---------- Collected material
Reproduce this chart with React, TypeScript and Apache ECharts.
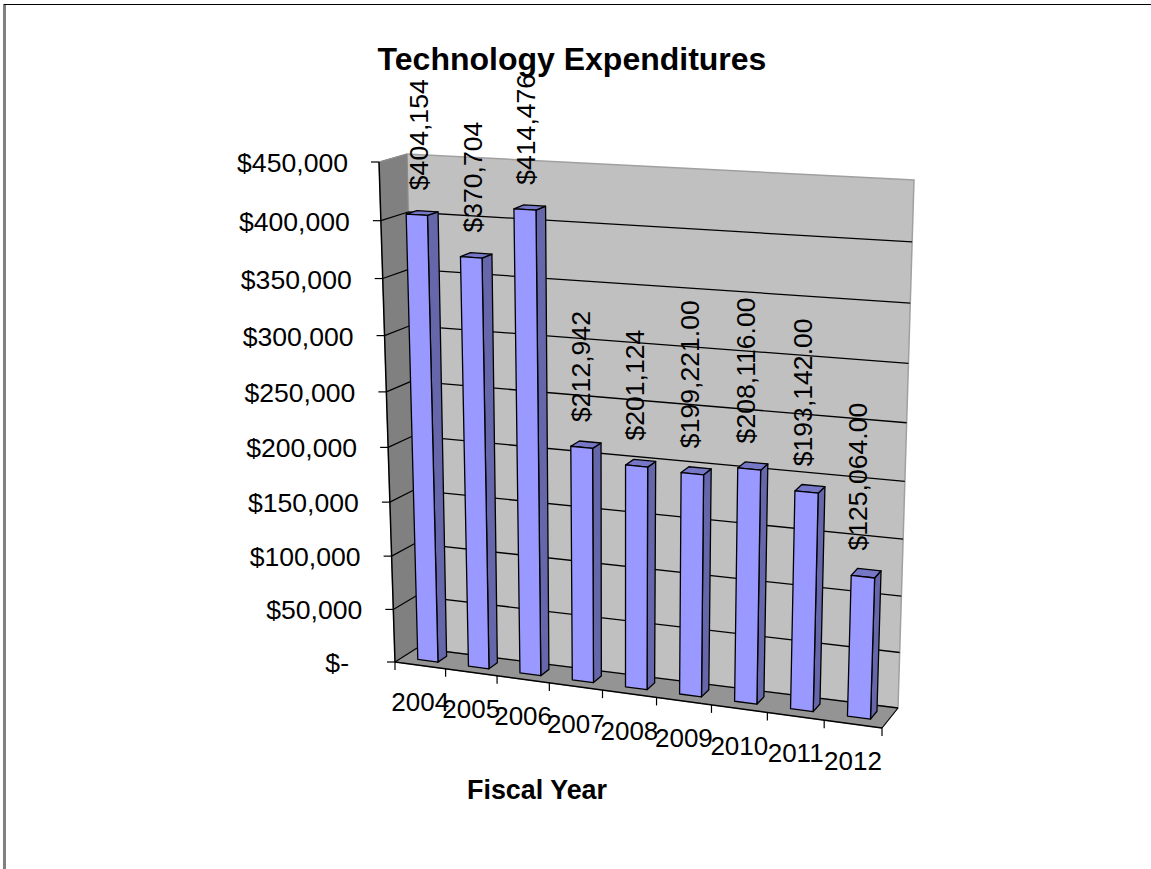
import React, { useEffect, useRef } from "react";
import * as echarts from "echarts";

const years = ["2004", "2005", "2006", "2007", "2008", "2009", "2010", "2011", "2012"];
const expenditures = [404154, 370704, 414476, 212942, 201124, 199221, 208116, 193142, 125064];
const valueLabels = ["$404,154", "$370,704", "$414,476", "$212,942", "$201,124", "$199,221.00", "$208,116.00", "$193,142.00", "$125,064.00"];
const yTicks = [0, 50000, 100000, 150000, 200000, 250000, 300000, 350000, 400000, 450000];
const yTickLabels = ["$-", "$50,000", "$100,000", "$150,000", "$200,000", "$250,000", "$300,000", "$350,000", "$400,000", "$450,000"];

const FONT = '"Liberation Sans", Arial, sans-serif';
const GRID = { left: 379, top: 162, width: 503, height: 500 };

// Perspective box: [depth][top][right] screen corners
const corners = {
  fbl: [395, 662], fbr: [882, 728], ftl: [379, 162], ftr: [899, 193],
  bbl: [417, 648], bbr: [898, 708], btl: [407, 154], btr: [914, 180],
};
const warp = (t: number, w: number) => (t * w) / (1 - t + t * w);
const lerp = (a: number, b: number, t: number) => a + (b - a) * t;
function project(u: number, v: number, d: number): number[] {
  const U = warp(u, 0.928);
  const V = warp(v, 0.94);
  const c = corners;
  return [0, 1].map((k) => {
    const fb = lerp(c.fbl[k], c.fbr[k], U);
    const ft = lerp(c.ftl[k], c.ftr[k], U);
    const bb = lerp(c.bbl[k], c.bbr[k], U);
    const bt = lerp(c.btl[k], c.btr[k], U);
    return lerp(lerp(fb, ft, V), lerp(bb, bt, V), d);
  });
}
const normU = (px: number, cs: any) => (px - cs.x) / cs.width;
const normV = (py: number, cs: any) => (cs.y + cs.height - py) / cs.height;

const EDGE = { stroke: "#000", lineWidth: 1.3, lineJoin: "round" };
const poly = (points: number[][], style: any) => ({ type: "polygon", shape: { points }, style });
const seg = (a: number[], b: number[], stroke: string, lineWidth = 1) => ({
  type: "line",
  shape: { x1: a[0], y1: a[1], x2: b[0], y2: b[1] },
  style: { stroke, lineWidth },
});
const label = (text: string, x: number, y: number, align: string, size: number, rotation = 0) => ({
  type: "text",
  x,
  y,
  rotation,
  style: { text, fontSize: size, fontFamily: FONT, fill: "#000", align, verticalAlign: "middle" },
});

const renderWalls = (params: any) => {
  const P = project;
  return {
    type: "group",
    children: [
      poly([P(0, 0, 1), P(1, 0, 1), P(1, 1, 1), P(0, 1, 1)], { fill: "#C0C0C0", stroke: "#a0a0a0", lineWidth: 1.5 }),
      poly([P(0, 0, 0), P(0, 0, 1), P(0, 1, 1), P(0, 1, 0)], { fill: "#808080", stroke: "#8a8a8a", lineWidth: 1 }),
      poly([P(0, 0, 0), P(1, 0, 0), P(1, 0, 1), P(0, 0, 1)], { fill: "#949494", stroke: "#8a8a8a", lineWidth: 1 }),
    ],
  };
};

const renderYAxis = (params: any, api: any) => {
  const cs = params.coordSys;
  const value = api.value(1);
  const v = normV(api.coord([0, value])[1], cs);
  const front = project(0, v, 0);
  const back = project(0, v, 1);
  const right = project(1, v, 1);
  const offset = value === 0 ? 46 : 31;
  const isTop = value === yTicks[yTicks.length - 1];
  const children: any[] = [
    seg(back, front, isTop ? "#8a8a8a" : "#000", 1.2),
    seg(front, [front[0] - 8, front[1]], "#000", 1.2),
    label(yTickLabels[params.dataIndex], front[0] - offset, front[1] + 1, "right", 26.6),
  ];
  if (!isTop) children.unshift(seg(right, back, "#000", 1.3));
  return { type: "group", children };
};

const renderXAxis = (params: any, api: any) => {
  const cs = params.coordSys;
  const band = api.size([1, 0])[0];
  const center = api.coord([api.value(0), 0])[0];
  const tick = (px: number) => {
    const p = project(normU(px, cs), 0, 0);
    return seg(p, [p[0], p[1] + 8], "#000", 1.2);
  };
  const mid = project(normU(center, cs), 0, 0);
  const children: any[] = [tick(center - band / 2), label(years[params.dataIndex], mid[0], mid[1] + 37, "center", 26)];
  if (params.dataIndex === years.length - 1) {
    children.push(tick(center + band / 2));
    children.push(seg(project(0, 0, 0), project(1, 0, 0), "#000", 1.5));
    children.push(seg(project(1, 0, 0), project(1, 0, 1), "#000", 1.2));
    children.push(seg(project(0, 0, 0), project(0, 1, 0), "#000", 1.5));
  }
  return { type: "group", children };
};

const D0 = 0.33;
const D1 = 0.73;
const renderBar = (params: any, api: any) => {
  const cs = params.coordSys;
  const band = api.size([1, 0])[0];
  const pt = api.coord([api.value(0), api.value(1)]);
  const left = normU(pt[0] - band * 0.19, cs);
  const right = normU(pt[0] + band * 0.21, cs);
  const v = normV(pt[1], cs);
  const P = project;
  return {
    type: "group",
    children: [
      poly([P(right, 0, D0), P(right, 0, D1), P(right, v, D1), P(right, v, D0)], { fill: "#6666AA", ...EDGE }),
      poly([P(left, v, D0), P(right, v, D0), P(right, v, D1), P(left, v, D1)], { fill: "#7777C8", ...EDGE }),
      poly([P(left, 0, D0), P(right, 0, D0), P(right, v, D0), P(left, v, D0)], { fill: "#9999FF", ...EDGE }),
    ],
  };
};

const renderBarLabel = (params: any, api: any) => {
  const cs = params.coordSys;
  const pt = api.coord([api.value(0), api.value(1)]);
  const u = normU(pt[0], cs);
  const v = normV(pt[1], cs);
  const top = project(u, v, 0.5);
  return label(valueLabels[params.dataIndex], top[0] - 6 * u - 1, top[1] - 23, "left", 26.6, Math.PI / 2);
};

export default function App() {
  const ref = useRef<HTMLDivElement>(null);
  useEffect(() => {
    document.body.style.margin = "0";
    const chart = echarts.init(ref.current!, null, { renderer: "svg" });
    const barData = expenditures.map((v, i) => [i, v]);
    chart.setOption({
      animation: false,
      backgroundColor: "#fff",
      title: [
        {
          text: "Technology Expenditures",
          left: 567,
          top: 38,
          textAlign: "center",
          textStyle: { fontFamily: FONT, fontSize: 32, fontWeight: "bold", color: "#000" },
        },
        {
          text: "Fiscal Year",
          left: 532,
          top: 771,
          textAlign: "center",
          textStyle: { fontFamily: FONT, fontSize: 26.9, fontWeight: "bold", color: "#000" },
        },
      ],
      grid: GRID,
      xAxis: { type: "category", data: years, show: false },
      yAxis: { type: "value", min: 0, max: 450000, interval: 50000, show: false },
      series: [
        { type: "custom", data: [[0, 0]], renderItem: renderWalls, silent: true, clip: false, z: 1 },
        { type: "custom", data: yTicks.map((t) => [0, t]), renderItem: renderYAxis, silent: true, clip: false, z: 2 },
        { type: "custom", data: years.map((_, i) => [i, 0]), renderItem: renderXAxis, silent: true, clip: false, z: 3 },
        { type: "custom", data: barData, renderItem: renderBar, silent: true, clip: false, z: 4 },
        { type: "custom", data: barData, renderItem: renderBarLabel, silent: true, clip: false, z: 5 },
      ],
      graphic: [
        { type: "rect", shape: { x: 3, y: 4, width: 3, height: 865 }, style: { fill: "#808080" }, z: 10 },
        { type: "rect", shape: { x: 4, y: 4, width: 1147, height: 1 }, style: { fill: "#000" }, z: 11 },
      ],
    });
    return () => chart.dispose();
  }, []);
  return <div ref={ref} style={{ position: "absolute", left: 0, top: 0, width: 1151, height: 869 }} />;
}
--------------------
- [What to produce]
Give back exactly the lines from the first line of the data through the line with "import * as", pictures excluded.

- [Reply]
Reproduce this chart with React, TypeScript and Apache ECharts.
import React, { useEffect, useRef } from "react";
import * as echarts from "echarts";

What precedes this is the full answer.